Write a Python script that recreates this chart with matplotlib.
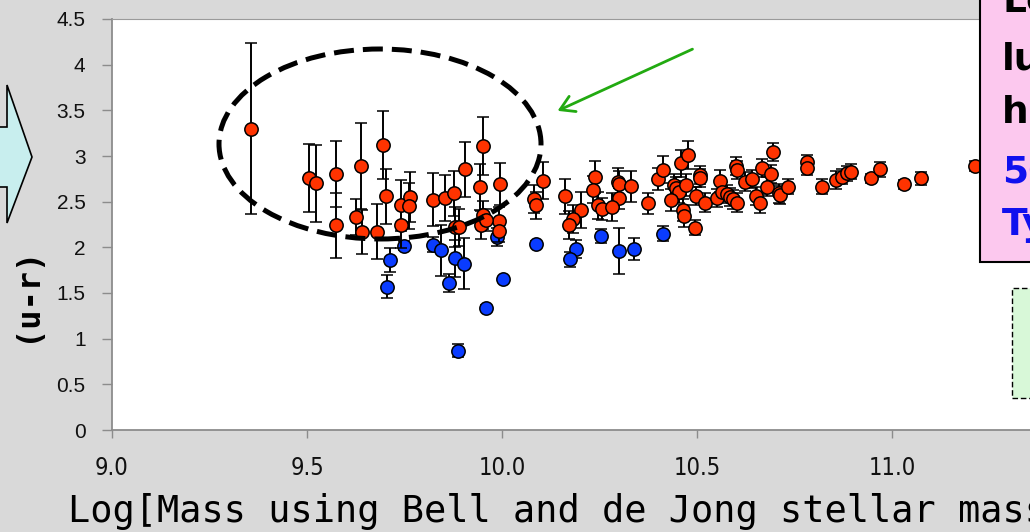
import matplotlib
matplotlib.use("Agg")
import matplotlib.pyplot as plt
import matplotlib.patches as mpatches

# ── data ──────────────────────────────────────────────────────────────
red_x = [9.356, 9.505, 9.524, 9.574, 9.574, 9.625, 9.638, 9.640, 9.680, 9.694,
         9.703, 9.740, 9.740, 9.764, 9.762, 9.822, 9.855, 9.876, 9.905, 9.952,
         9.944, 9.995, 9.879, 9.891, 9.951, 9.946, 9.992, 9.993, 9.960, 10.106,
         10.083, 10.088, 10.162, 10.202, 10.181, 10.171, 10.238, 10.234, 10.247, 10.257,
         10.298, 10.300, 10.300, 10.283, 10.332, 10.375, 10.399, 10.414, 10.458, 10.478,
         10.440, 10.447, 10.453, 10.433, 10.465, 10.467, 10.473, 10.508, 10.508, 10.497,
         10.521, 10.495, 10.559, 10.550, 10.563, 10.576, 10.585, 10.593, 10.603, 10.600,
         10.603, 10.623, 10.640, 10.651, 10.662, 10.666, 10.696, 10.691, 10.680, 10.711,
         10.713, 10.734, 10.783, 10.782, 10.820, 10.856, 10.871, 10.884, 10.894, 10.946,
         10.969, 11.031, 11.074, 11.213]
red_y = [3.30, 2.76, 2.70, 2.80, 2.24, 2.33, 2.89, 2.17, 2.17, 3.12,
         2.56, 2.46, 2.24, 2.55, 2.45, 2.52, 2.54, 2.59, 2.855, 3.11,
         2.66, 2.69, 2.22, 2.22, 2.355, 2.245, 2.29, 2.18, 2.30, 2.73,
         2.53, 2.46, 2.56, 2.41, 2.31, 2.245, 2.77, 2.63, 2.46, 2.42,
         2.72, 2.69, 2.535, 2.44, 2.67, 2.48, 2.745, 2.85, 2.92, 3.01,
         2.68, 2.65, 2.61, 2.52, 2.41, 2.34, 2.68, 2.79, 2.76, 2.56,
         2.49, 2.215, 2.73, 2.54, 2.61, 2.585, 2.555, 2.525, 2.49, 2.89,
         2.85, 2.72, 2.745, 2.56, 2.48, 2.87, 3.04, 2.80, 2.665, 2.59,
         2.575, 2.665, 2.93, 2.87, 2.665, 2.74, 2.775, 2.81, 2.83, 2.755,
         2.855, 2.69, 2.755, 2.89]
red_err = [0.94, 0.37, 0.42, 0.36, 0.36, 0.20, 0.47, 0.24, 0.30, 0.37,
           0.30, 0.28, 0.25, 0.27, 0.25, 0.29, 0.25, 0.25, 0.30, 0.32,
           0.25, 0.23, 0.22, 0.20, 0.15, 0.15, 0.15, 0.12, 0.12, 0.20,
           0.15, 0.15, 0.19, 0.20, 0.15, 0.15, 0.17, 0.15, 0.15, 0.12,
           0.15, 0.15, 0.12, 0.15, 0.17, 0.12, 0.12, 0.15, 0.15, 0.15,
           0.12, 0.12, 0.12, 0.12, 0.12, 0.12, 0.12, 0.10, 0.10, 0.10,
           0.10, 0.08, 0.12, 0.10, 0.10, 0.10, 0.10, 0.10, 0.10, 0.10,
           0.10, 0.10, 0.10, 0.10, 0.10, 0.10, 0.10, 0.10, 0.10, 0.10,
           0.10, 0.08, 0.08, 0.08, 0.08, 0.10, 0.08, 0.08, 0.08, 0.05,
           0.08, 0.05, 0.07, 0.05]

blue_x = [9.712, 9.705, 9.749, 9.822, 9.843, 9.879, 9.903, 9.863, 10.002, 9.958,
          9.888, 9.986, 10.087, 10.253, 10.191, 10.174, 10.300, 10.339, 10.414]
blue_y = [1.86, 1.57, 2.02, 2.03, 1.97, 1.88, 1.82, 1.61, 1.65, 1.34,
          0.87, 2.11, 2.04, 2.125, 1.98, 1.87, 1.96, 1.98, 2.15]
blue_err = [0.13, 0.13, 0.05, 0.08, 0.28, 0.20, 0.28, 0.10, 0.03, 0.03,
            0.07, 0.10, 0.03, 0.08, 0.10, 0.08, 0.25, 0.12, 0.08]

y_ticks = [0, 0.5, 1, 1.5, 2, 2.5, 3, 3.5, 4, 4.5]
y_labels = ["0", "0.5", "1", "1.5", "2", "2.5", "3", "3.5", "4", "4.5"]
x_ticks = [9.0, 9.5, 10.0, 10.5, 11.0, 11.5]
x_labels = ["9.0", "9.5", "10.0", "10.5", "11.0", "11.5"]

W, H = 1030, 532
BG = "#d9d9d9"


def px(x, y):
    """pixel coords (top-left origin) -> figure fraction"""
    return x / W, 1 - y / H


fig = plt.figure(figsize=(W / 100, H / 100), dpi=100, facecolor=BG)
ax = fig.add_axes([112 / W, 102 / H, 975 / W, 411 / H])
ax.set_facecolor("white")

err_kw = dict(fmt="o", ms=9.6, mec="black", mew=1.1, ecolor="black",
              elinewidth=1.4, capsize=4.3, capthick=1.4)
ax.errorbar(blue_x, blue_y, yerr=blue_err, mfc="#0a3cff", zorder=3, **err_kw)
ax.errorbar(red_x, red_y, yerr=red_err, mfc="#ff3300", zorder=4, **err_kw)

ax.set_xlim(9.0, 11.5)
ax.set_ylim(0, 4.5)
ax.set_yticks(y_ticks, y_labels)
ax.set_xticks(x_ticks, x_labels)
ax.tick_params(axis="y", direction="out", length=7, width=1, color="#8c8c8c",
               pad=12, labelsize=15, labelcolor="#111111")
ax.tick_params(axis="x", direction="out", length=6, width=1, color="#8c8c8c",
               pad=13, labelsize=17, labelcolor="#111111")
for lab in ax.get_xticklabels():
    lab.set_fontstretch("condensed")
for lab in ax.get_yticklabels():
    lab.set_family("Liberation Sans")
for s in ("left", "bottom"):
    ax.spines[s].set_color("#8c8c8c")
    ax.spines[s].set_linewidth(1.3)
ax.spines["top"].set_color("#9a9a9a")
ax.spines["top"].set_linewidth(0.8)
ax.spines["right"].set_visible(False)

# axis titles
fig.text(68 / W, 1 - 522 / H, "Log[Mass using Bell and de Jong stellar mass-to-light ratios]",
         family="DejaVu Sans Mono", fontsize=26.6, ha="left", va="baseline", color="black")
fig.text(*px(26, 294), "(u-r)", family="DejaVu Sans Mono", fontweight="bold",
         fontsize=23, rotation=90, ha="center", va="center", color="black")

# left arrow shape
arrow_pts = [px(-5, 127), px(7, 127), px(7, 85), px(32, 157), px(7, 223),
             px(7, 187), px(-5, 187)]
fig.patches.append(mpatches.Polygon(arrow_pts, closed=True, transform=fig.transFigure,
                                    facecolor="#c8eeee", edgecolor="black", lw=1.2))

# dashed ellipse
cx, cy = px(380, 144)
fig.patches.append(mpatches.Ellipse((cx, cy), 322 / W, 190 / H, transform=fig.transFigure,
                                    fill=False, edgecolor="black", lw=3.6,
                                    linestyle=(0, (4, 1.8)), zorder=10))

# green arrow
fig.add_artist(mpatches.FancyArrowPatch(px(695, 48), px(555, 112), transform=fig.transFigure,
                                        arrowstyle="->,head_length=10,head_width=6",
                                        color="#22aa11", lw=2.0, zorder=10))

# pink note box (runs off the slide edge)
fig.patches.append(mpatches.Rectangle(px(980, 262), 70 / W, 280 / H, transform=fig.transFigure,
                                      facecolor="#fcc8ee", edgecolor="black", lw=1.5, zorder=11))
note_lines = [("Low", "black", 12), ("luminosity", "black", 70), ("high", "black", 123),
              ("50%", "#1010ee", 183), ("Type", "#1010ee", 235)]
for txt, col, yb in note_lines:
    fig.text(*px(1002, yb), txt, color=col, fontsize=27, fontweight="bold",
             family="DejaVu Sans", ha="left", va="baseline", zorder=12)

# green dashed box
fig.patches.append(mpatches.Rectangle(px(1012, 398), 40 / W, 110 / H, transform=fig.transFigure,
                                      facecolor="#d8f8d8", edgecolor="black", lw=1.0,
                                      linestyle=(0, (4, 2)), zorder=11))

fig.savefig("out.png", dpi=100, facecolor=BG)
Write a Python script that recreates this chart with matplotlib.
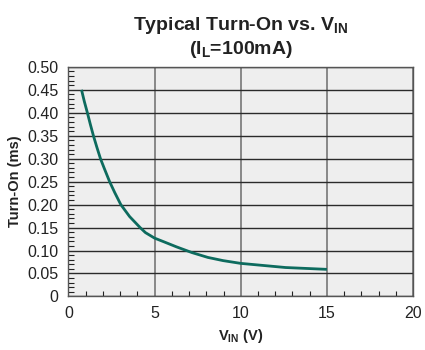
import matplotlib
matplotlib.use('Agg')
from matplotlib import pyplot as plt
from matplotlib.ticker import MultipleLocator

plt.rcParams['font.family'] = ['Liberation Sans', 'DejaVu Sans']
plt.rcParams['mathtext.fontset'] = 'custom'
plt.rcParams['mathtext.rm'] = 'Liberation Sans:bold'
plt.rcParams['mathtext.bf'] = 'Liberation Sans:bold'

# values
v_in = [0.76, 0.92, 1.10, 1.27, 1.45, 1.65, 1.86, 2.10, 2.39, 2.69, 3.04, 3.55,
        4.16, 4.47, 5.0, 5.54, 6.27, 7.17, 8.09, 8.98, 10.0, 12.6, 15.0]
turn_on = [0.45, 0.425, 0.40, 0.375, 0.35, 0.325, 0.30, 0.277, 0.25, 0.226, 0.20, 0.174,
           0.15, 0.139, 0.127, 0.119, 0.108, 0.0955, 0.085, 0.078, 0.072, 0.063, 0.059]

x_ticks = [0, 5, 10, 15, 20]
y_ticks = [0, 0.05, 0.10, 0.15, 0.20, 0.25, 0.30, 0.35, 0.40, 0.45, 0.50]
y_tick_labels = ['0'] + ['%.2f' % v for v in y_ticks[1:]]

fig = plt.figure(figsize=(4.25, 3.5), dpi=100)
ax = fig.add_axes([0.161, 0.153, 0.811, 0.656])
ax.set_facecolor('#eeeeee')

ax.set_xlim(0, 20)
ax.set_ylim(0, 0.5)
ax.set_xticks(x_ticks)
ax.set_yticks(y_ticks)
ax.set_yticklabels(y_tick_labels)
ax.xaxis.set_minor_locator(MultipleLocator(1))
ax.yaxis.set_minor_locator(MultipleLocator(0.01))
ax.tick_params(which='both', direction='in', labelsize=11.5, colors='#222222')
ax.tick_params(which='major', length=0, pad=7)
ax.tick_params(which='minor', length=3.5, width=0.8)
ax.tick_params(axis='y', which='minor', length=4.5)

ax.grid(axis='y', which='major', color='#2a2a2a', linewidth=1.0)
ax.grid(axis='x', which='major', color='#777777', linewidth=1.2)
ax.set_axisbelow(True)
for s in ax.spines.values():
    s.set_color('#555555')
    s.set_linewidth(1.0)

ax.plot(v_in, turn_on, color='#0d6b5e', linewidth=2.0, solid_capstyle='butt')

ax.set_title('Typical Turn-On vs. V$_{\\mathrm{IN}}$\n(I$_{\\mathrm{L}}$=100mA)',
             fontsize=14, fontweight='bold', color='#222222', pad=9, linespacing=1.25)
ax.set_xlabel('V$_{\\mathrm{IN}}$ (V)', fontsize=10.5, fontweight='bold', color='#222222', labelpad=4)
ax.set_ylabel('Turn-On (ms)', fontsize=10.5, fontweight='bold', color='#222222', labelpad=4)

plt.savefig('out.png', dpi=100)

——

- WHAT TO WORK ON:
Go from the first line of the data above to the line containing "import matplotlib.patches as mpatches" and retype exactly those lines, both included, but none of the pictures.

- ANSWER TO THIS EXERCISE:
Write a Python script that recreates this chart with matplotlib.
import matplotlib
matplotlib.use("Agg")
import matplotlib.pyplot as plt
import matplotlib.patches as mpatches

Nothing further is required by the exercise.